▶ _Brief_:
Wherever the word "this" appears in the entries, copy the whole line.

▶ _Record extracts_:

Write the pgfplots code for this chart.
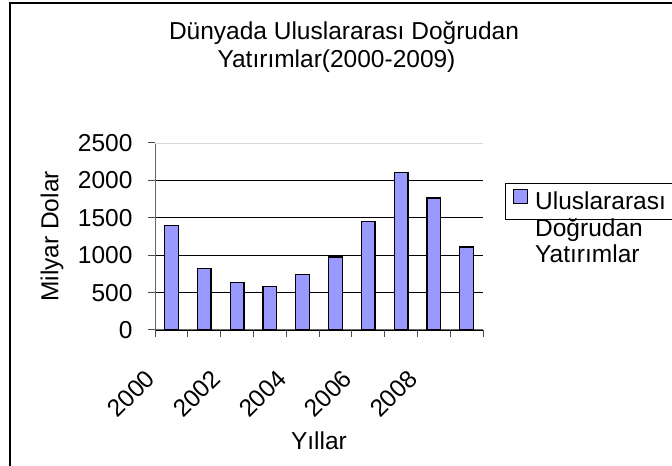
\documentclass[border=0pt]{standalone}
\usepackage{pgfplots}
\pgfplotsset{compat=1.18}
\usepackage{fontspec}
\setmainfont{Liberation Sans}
\newcommand\cf{\fontsize{24.5bp}{26.5bp}\selectfont}
\definecolor{barblue}{RGB}{153,153,255}
\begin{document}
\begin{tikzpicture}[x=1bp,y=1bp]
\useasboundingbox (0,0) rectangle (672,466);
\fill[white] (0,0) rectangle (672,466);
\draw[line width=2.2bp] (9.7,-20) -- (9.7,462.8) -- (700,462.8);
\node[anchor=base, font=\cf, inner sep=0pt] at (344,426) {Dünyada Uluslararası Doğrudan};
\node[anchor=base, font=\cf, inner sep=0pt] at (336.5,398) {Yatırımlar(2000-2009)};
\begin{axis}[
  at={(155bp,136bp)}, anchor=south west,
  scale only axis, width=328bp, height=187bp,
  xmin=-0.5, xmax=9.5, ymin=0, ymax=2500,
  ytick={0,500,1000,1500,2000},
  yticklabels={0,500,1000,1500,2000},
  extra y ticks={2500}, extra y tick labels={2500},
  extra y tick style={grid style={black!15, line width=0.8bp}},
  ymajorgrids, grid style={black, line width=0.8bp},
  xtick={-0.5,0.5,1.5,2.5,3.5,4.5,5.5,6.5,7.5,8.5,9.5},
  xticklabels={},
  extra x ticks={0,2,4,6,8},
  extra x tick labels={2000,2002,2004,2006,2008},
  extra x tick style={major tick length=0pt, tick label style={inner sep=0pt, xshift=-27bp, yshift=-38bp, rotate=45, anchor=north east}},
  axis x line*=bottom, axis y line*=left,
  axis line style={black!60, line width=1bp},
  tick align=outside, major tick length=7bp,
  tick style={black!70, line width=1bp},
  tick label style={font=\cf},
  /pgf/number format/assume math mode=true,
  yticklabel style={xshift=-12bp},
  ylabel={Milyar Dolar}, xlabel={Yıllar},
  label style={font=\cf},
  ylabel style={at={(axis description cs:-0.314,0.5)}, anchor=center},
  xlabel style={at={(axis description cs:0.5,-0.594)}, anchor=center},
  ybar, bar width=13.7bp,
  legend style={at={(1.067,0.786)}, anchor=north west, draw=black, line width=0.8bp,
    font=\cf, cells={align=left, text width=150bp}, inner xsep=8bp, inner ysep=6bp, column sep=5bp},
  legend image code/.code={\draw[fill=barblue, draw=black, line width=0.8bp] (0bp,-2bp) rectangle (14bp,12bp);},
]
\addplot[ybar, fill=barblue, draw=black, line width=1.3bp] coordinates {
(0,1394) (1,820) (2,632) (3,584) (4,739) (5,976) (6,1448) (7,2108) (8,1765) (9,1110)};
\addlegendentry{Uluslararası\\Doğrudan\\Yatırımlar}
\end{axis}
\end{tikzpicture}
\end{document}
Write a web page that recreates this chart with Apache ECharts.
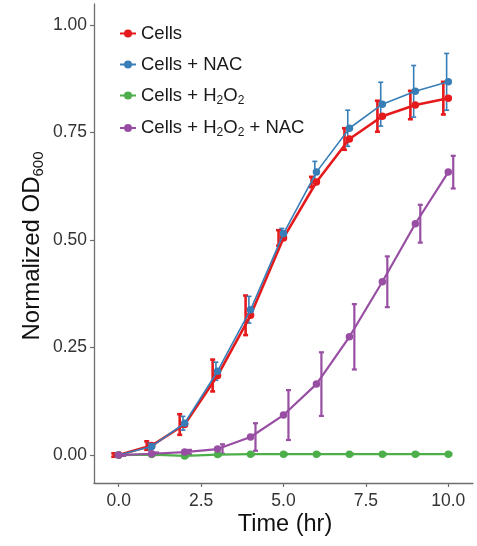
<!DOCTYPE html>
<html><head><meta charset="utf-8">
<script src="https://cdn.jsdelivr.net/npm/echarts@6/dist/echarts.min.js"></script>
<style>html,body{margin:0;padding:0;background:#fff}#c{width:477px;height:546px}</style>
</head><body><div id="c"></div>
<script>
// ---- data ----
const timeHr = [0, 1, 2, 3, 4, 5, 6, 7, 8, 9, 10];
const cells = [0, 0.022, 0.071, 0.185, 0.325, 0.505, 0.635, 0.735, 0.788, 0.814, 0.83];
const cellsErr = [0.004, 0.01, 0.024, 0.037, 0.046, 0.018, 0.012, 0.025, 0.036, 0.033, 0.038];
const cellsNac = [0, 0.02, 0.074, 0.195, 0.338, 0.515, 0.658, 0.76, 0.816, 0.846, 0.868];
const cellsNacErr = [0.003, 0.008, 0.016, 0.021, 0.031, 0.012, 0.025, 0.042, 0.051, 0.06, 0.066];
const cellsH2o2 = [0, 0.001, -0.002, 0.001, 0.002, 0.002, 0.002, 0.002, 0.002, 0.002, 0.002];
const cellsH2o2Err = [0.001, 0.001, 0.002, 0.002, 0.002, 0.002, 0.002, 0.002, 0.002, 0.002, 0.002];
const cellsH2o2Nac = [0, 0.003, 0.007, 0.014, 0.042, 0.093, 0.165, 0.275, 0.403, 0.538, 0.658];
const cellsH2o2NacErr = [0.002, 0.003, 0.005, 0.011, 0.032, 0.058, 0.074, 0.076, 0.059, 0.044, 0.038];
const xTicks = [0, 2.5, 5, 7.5, 10];
const yTicks = [0, 0.25, 0.5, 0.75, 1];
const seriesNames = ['Cells', 'Cells + NAC', 'Cells + H2O2', 'Cells + H2O2 + NAC'];
const legendLabels = {
  'Cells': '{a|Cells}',
  'Cells + NAC': '{a|Cells + NAC}',
  'Cells + H2O2': '{a|Cells + H}{s|2}{a|O}{s|2}',
  'Cells + H2O2 + NAC': '{a|Cells + H}{s|2}{a|O}{s|2}{a| + NAC}'
};

// ---- styling ----
const colors = ['#E41A1C', '#377EB8', '#4DAF4A', '#984EA3'];
const lineWidths = [2.6, 1.6, 2.2, 2.2];
const dodge = [-0.15, -0.05, 0.05, 0.15];
const FONT = 'Liberation Sans, Arial, Helvetica, sans-serif';
const AXIS_COLOR = '#6e6e6e';

const means = [cells, cellsNac, cellsH2o2, cellsH2o2Nac];
const errs = [cellsErr, cellsNacErr, cellsH2o2Err, cellsH2o2NacErr];

const series = [];
means.forEach((m, i) => {
  series.push({
    name: seriesNames[i] + ' err',
    type: 'custom',
    z: 1,
    silent: true,
    data: timeHr.map((t, k) => [t + dodge[i], m[k] - errs[i][k], m[k] + errs[i][k]]),
    encode: { x: 0, y: [1, 2] },
    renderItem: function (params, api) {
      const lo = api.coord([api.value(0), api.value(1)]);
      const hi = api.coord([api.value(0), api.value(2)]);
      const cw = 2.5;
      const st = { stroke: colors[i], lineWidth: lineWidths[i] };
      return {
        type: 'group',
        children: [
          { type: 'line', shape: { x1: lo[0], y1: lo[1], x2: hi[0], y2: hi[1] }, style: st },
          { type: 'line', shape: { x1: lo[0] - cw, y1: lo[1], x2: lo[0] + cw, y2: lo[1] }, style: st },
          { type: 'line', shape: { x1: hi[0] - cw, y1: hi[1], x2: hi[0] + cw, y2: hi[1] }, style: st }
        ]
      };
    }
  });
});
means.forEach((m, i) => {
  series.push({
    name: seriesNames[i],
    type: 'line',
    z: 2 + i,
    data: timeHr.map((t, k) => [t, m[k]]),
    symbol: 'circle',
    symbolSize: 7.5,
    showSymbol: true,
    lineStyle: { color: colors[i], width: lineWidths[i] },
    itemStyle: { color: colors[i] },
    emphasis: { disabled: true },
    animation: false
  });
});

const chart = echarts.init(document.getElementById('c'), null, { renderer: 'canvas' });
chart.setOption({
  animation: false,
  backgroundColor: '#fff',
  color: colors,
  grid: { left: 94, right: 4, top: 4, bottom: 63, containLabel: false, outerBoundsMode: 'none' },
  legend: {
    data: seriesNames,
    orient: 'vertical',
    left: 119,
    top: 24,
    padding: 0,
    itemWidth: 16,
    itemHeight: 10,
    itemGap: 12,
    formatter: n => legendLabels[n],
    textStyle: {
      rich: {
        a: { fontSize: 18.5, fontFamily: FONT, color: '#1a1a1a', lineHeight: 22 },
        s: { fontSize: 12, fontFamily: FONT, color: '#1a1a1a', lineHeight: 8, verticalAlign: 'bottom' }
      }
    }
  },
  xAxis: {
    type: 'value',
    min: -0.75,
    max: 10.75,
    splitLine: { show: false },
    axisLine: { show: true, onZero: false, lineStyle: { color: AXIS_COLOR, width: 1.3 } },
    axisTick: { show: true, length: 4, customValues: xTicks, lineStyle: { color: AXIS_COLOR, width: 1.2 } },
    axisLabel: {
      customValues: xTicks,
      formatter: v => v.toFixed(1),
      fontSize: 17.5, fontFamily: FONT, color: '#333', margin: 9
    }
  },
  yAxis: {
    type: 'value',
    min: -0.065,
    max: 1.049,
    splitLine: { show: false },
    axisLine: { show: true, onZero: false, lineStyle: { color: AXIS_COLOR, width: 1.3 } },
    axisTick: { show: true, length: 4, customValues: yTicks, lineStyle: { color: AXIS_COLOR, width: 1.2 } },
    axisLabel: {
      customValues: yTicks,
      formatter: v => v.toFixed(2),
      fontSize: 17.5, fontFamily: FONT, color: '#333', margin: 7
    }
  },
  graphic: [
    {
      type: 'text',
      x: 32, y: 246,
      rotation: Math.PI / 2,
      style: {
        text: '{a|Normalized OD}{s|600}',
        align: 'center', verticalAlign: 'middle',
        rich: {
          a: { fontSize: 24, fontFamily: FONT, fill: '#111', lineHeight: 28 },
          s: { fontSize: 15, fontFamily: FONT, fill: '#111', lineHeight: 8, verticalAlign: 'bottom' }
        }
      }
    },
    {
      type: 'text',
      x: 285, y: 525,
      style: {
        text: 'Time (hr)',
        fontSize: 23.5, fontFamily: FONT, fill: '#111',
        align: 'center', verticalAlign: 'middle'
      }
    }
  ],
  series: series
});
</script>
</body></html>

▶ _Output_:
Write the pgfplots code for this chart.
Write a web page that recreates this chart with Apache ECharts.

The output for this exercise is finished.